I realized that the reason I had that unfavorable state was because during the past few years I thought I was doing so well in my cultivation. I had passed all the tests with faith in Teacher and the Dafa. I thought I was so remarkable. When fellow practitioners praised me, I was filled with zealotry. I was attached to my achievements and did not want to improve myself anymore. With the attachments to comfort, showing off, zealotry, and jealousy, I was not respectful to Teacher, and my faith in Fa was not as solid.

The old forces take advantage of this once you deviate from the Fa. They will do everything in their power to undermine your will. One of their tricks is to make you feel that you cannot advance in the Fa. This happened to me. I was hesitant in whatever I did, with no righteous thoughts. I complained a lot about my fellow practitioners, without looking in at myself. I forgot that when I actually put my heart into it, I had Teacher protecting me. In fact, I did not study the Fa correctly. I missed many opportunities to improve my xinxing. I was not truthful when I was sharing with practitioners and could not be part of the one body. So my cultivation did not improve.

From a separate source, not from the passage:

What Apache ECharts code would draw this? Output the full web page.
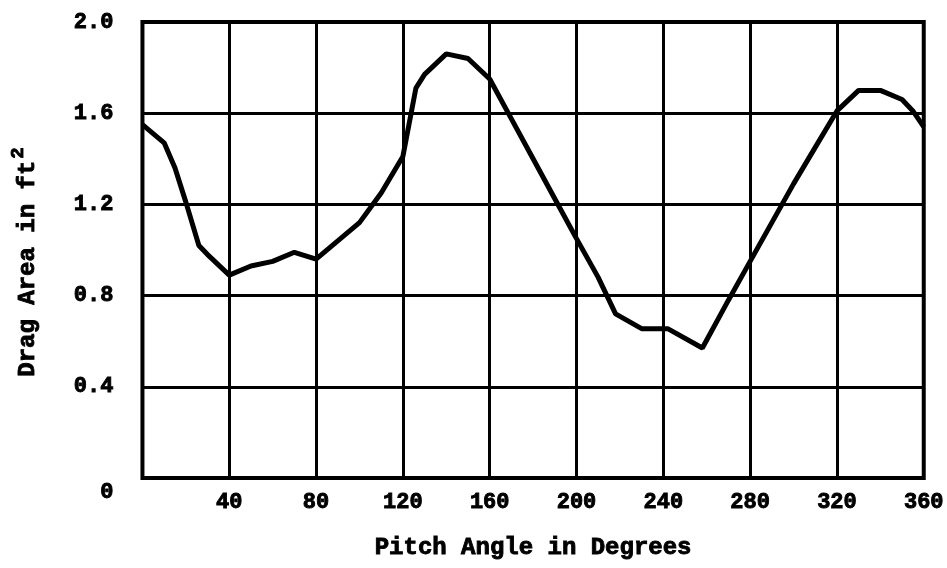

Without knowing it, I had come to a horrible stage. Now I realized that even if we become lax in just one thought, we might become trapped in a desperate situation. It's very important to have faith in Teacher and the Fa. Only if we let go of human attachments, and have faith in Teacher and the Fa, will we walk our paths well. We cannot let Teacher down. I hope fellow practitioners who have had similar experiences will awaken, too.